The Prairie Horned Lark

BY ROBERT W. HEGNER

With photographs from nature by the author

At intervals throughout the winter, but more often after the first of February, flocks of hardy little brown birds may be seen about Decorah, Ia., wandering from place to place in search of food. They are the Prairie Horned Larks, harbingers of approaching spring. Some weeks later, when the snow has melted, they seek their favorite haunts in the pasture lands, select a slight elevation from the surrounding surface, and proceed to build their nests. They first dig a hole three inches wide and three inches deep in the softened ground, and then line it on the bottom and sides to the depth of an inch with dry grasses, making a warm nest, level with the surface. I accidentally discovered the first one this season on April 9. It was nicely lined with vegetable down in addition to the usual lining of dry grasses, and was finished ready for the eggs. I returned in a week, but, as the mother bird was not at home, had to content myself with a photograph of the three finely spotted eggs which it then contained. Some children who observed my movements may be held responsible for the destruction of the nest, as two days later I could find nothing but the hole from which it had been torn.

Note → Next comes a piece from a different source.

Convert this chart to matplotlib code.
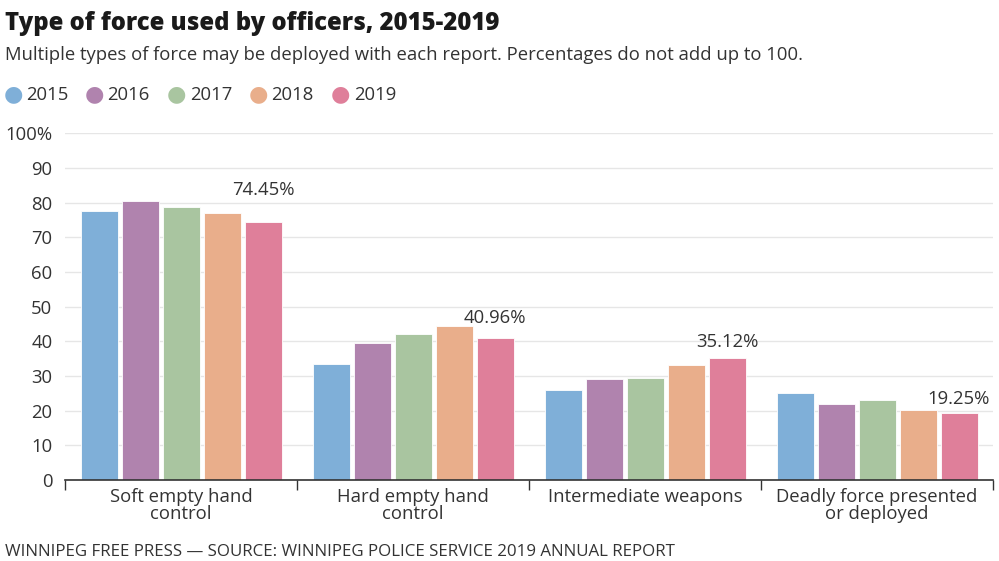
import matplotlib
matplotlib.use("Agg")
import matplotlib.pyplot as plt
import numpy as np

categories = ["Soft empty hand\ncontrol", "Hard empty hand\ncontrol", "Intermediate weapons", "Deadly force presented\nor deployed"]
years = ["2015", "2016", "2017", "2018", "2019"]
values = {
    "2015": [77.6, 33.5, 25.9, 25.1],
    "2016": [80.5, 39.4, 29.1, 21.8],
    "2017": [78.8, 42.0, 29.4, 23.1],
    "2018": [76.9, 44.5, 33.3, 20.3],
    "2019": [74.45, 40.96, 35.12, 19.25],
}
label_texts = ["74.45%", "40.96%", "35.12%", "19.25%"]
colors = ["#7fafd8", "#b083ae", "#a9c5a0", "#e9ae8b", "#df7f9a"]
yticks = [0, 10, 20, 30, 40, 50, 60, 70, 80, 90, 100]
ytick_labels = ["0", "10", "20", "30", "40", "50", "60", "70", "80", "90", "100%"]

# label baseline offsets above the 2019 bar (in data units)
label_offsets = [7.8, 4.3, 3.3, 2.65]

plt.rcParams['font.family'] = ['Open Sans', 'DejaVu Sans']
text_color = "#333333"
fs = 13.3

fig = plt.figure(figsize=(9.99, 5.61), dpi=100)
W, H = 999, 561
ax = fig.add_axes([65 / W, 1 - 480 / H, (993 - 65) / W, (480 - 133.3) / H])

x = np.arange(len(categories))
step = 41 / 232
width = 37 / 232
for i, yr in enumerate(years):
    ax.bar(x + (i - 2) * step, values[yr], width=width, color=colors[i], zorder=3,
           edgecolor="white", linewidth=0.6)

for j, t in enumerate(label_texts):
    ax.text(x[j] + 2 * step, values["2019"][j] + label_offsets[j], t, ha="center", va="baseline",
            fontsize=fs, color=text_color, zorder=4)

ax.set_xlim(-0.5, len(categories) - 0.5)
ax.set_ylim(0, 100)
ax.set_yticks(yticks)
ax.set_yticklabels(ytick_labels, fontsize=fs, color=text_color)
ax.yaxis.grid(True, color="#e6e6e6", linewidth=1, zorder=0)
ax.tick_params(axis="y", length=0, pad=9)

ax.set_xticks(x)
ax.set_xticklabels(categories, fontsize=fs, color=text_color, linespacing=0.98)
ax.tick_params(axis="x", length=0, pad=5.5)
ax.set_xticks(np.arange(-0.5, len(categories), 1), minor=True)
ax.tick_params(axis="x", which="minor", length=7, width=1, color="#333333", direction="out")

for s in ["top", "right", "left"]:
    ax.spines[s].set_visible(False)
ax.spines["bottom"].set_color("#333333")
ax.spines["bottom"].set_linewidth(1.2)
ax.spines["bottom"].set_zorder(5)

fig.text(5 / W, 1 - 30 / H, "Type of force used by officers, 2015-2019", fontsize=17.2,
         fontweight="heavy", color="#1a1a1a", ha="left", va="baseline")
fig.text(5 / W, 1 - 60 / H, "Multiple types of force may be deployed with each report. Percentages do not add up to 100.",
         fontsize=fs, color=text_color, ha="left", va="baseline")

# legend
legend_x = [13, 94, 176.5, 258, 340.5]
for i, yr in enumerate(years):
    cx = legend_x[i]
    fig.text(cx / W, 1 - 94.5 / H, "\u25CF", fontsize=16, color=colors[i], ha="center", va="center",
             family="DejaVu Sans")
    fig.text((cx + 13.5) / W, 1 - 95 / H, yr, fontsize=fs, color=text_color, ha="left", va="center")

fig.text(5 / W, 1 - 556.5 / H, "WINNIPEG FREE PRESS \u2014 SOURCE: WINNIPEG POLICE SERVICE 2019 ANNUAL REPORT",
         fontsize=12.2, color=text_color, ha="left", va="baseline")

fig.savefig("out.png", dpi=100)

After a short search another Lark flushed from a nest of three eggs almost identical with the first and about 300 yards from it. Unless incubation is far advanced they seldom flush from directly under foot, nor do they run along the ground first, after the manner of a great many of the ground builders, but keep a good look out, and fly straight from the nest when anyone comes within fifty feet of them. It is needless to say that it takes sharp eyes to discover their exact position.